Demand for a separate state
Despite holding Biren Singh responsible for the ethnic turmoil, Kuki leaders within the BJP have yet to resign from either his cabinet or the party.

During this period, various Kuki-Zo civil society groups have emerged as prominent advocates for their community’s rights and aspirations.

One of their key demands since the onset of the conflict has been the establishment of a separate administrative entity carved out of Manipur. This proposition was initially championed by 10 Kuki-Zo MLAs, seven of whom are affiliated with the BJP.

Despite widespread resentment against the Meitei community, particularly against Biren Singh, it appears unlikely that a candidate endorsed by the state chief minister could prevail in a by-election in the Kuki-dominated hills.

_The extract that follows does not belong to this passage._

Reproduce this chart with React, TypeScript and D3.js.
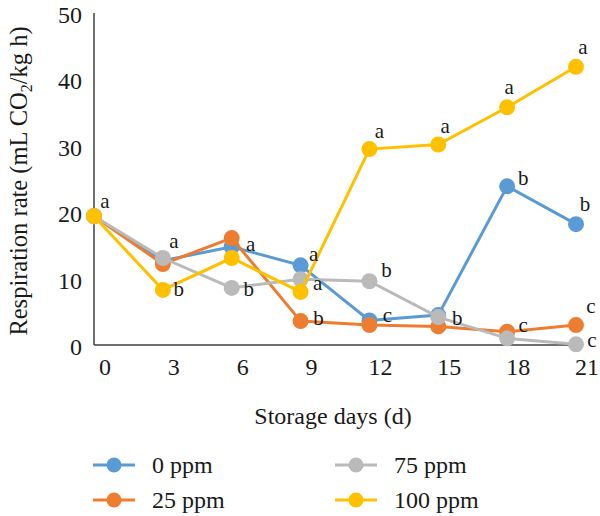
import React from "react";
import * as d3 from "d3";

// storage days on the x axis
const days = [0, 3, 6, 9, 12, 15, 18, 21];
const yTicks = [0, 10, 20, 30, 40, 50];

const seriesNames = ["0 ppm", "25 ppm", "75 ppm", "100 ppm"];
const seriesColors = ["#5B9BD5", "#ED7D31", "#BABABA", "#FFC000"];

// respiration rate, mL CO2/kg h
const ppm0 = [19.4, 12.7, 14.8, 12.0, 3.7, 4.5, 23.9, 18.2];
const ppm25 = [19.4, 12.2, 16.1, 3.6, 3.0, 2.8, 2.0, 3.0];
const ppm75 = [19.4, 13.1, 8.6, 9.9, 9.6, 4.2, 1.0, 0.1];
const ppm100 = [19.4, 8.3, 13.1, 8.0, 29.5, 30.2, 35.8, 41.9];

// significance letters for each day ("" = none drawn)
const letters0 = ["", "", "", "a", "c", "", "b", "b"];
const letters25 = ["", "", "a", "b", "", "", "c", "c"];
const letters75 = ["", "a", "b", "a", "b", "b", "", "c"];
const letters100 = ["a", "b", "", "", "a", "a", "a", "a"];

// where each letter sits relative to its point
const offsets0 = [null, null, null, [13, -10], [18, -4], null, [16, -4], [9, -16]];
const offsets25 = [null, null, [19, 7], [18, 1], null, null, [16, -6], [15, -18]];
const offsets75 = [null, [11, -16], [17, 5], [17, 5], [17, -7], [19, 5], null, [16, -3]];
const offsets100 = [[11, -14], [16, 3], null, null, [10, -17], [7, -17], [2, -19], [7, -19]];

const seriesValues = [ppm0, ppm25, ppm75, ppm100];
const seriesLetters = [letters0, letters25, letters75, letters100];
const seriesOffsets = [offsets0, offsets25, offsets75, offsets100];

const FONT = "'Liberation Serif', 'Times New Roman', serif";

export default function App() {
  const x = d3.scalePoint<number>().domain(days).range([94, 576]);
  const y = d3.scaleLinear().domain([0, 50]).range([345, 13]);

  const line = d3
    .line<number>()
    .x((_, i) => x(days[i]) as number)
    .y((v) => y(v));

  return (
    <svg
      width={600}
      height={516}
      style={{ position: "absolute", left: 0, top: 0, background: "#fff" }}
      fontFamily={FONT}
    >
      {/* axes */}
      <line x1={94} x2={94} y1={y(50)} y2={y(0)} stroke="#404040" strokeWidth={1.5} />
      <line x1={94} x2={578} y1={y(0)} y2={y(0)} stroke="#404040" strokeWidth={1.5} />

      {yTicks.map((t) => (
        <text key={t} x={82} y={y(t) + 10} textAnchor="end" fontSize={24} fill="#1a1a1a">
          {t}
        </text>
      ))}
      {days.map((d) => (
        <text key={d} x={(x(d) as number) + 11} y={375} textAnchor="middle" fontSize={24} fill="#1a1a1a">
          {d}
        </text>
      ))}

      <text x={333} y={424} textAnchor="middle" fontSize={24} fill="#1a1a1a">
        Storage days (d)
      </text>
      <text
        transform="translate(27,181) rotate(-90)"
        textAnchor="middle"
        fontSize={24.5}
        fill="#1a1a1a"
      >
        Respiration rate (mL CO
        <tspan fontSize={16} dy={5}>2</tspan>
        <tspan dy={-5}>/kg h)</tspan>
      </text>

      {/* series */}
      {seriesValues.map((vals, s) => (
        <g key={s}>
          <path d={line(vals) as string} fill="none" stroke={seriesColors[s]} strokeWidth={3} />
          {vals.map((v, i) => (
            <circle key={i} cx={x(days[i]) as number} cy={y(v)} r={8} fill={seriesColors[s]} />
          ))}
        </g>
      ))}

      {/* letters */}
      {seriesValues.map((vals, s) =>
        vals.map((v, i) => {
          const letter = seriesLetters[s][i];
          const off = seriesOffsets[s][i];
          if (!letter || !off) return null;
          return (
            <text
              key={`${s}-${i}`}
              x={(x(days[i]) as number) + off[0]}
              y={y(v) + off[1] + (letter === "b" ? 3 : 6)}
              textAnchor="middle"
              fontSize={21}
              fill="#1a1a1a"
            >
              {letter}
            </text>
          );
        })
      )}

      {/* legend */}
      {seriesNames.map((name, s) => {
        const lx = s < 2 ? 93 : 335;
        const ly = s % 2 === 0 ? 465 : 500;
        return (
          <g key={name}>
            <line x1={lx} x2={lx + 42} y1={ly} y2={ly} stroke={seriesColors[s]} strokeWidth={3} />
            <circle cx={lx + 21} cy={ly} r={7.5} fill={seriesColors[s]} />
            <text x={lx + 59} y={ly + 8} fontSize={24} fill="#1a1a1a">
              {name}
            </text>
          </g>
        );
      })}
    </svg>
  );
}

In the upcoming elections, no Kuki-Zo candidates are contesting. All contenders vying for the Outer Manipur seat are Naga, with the BJP throwing its support behind the Naga People’s Front candidate.

The Unique Problem, Manipur

The complexities of Manipur’s political scene and the interconnections between the political elite and their interests spanning ethnic boundaries defy simplistic portrayals of a mere clash between two communities.

Armed men, both young and old, now stand guard in villages, prepared to defend against neighboring Kuki and Meitei settlements an reports of gunfire exchanges and casualties surface every few days.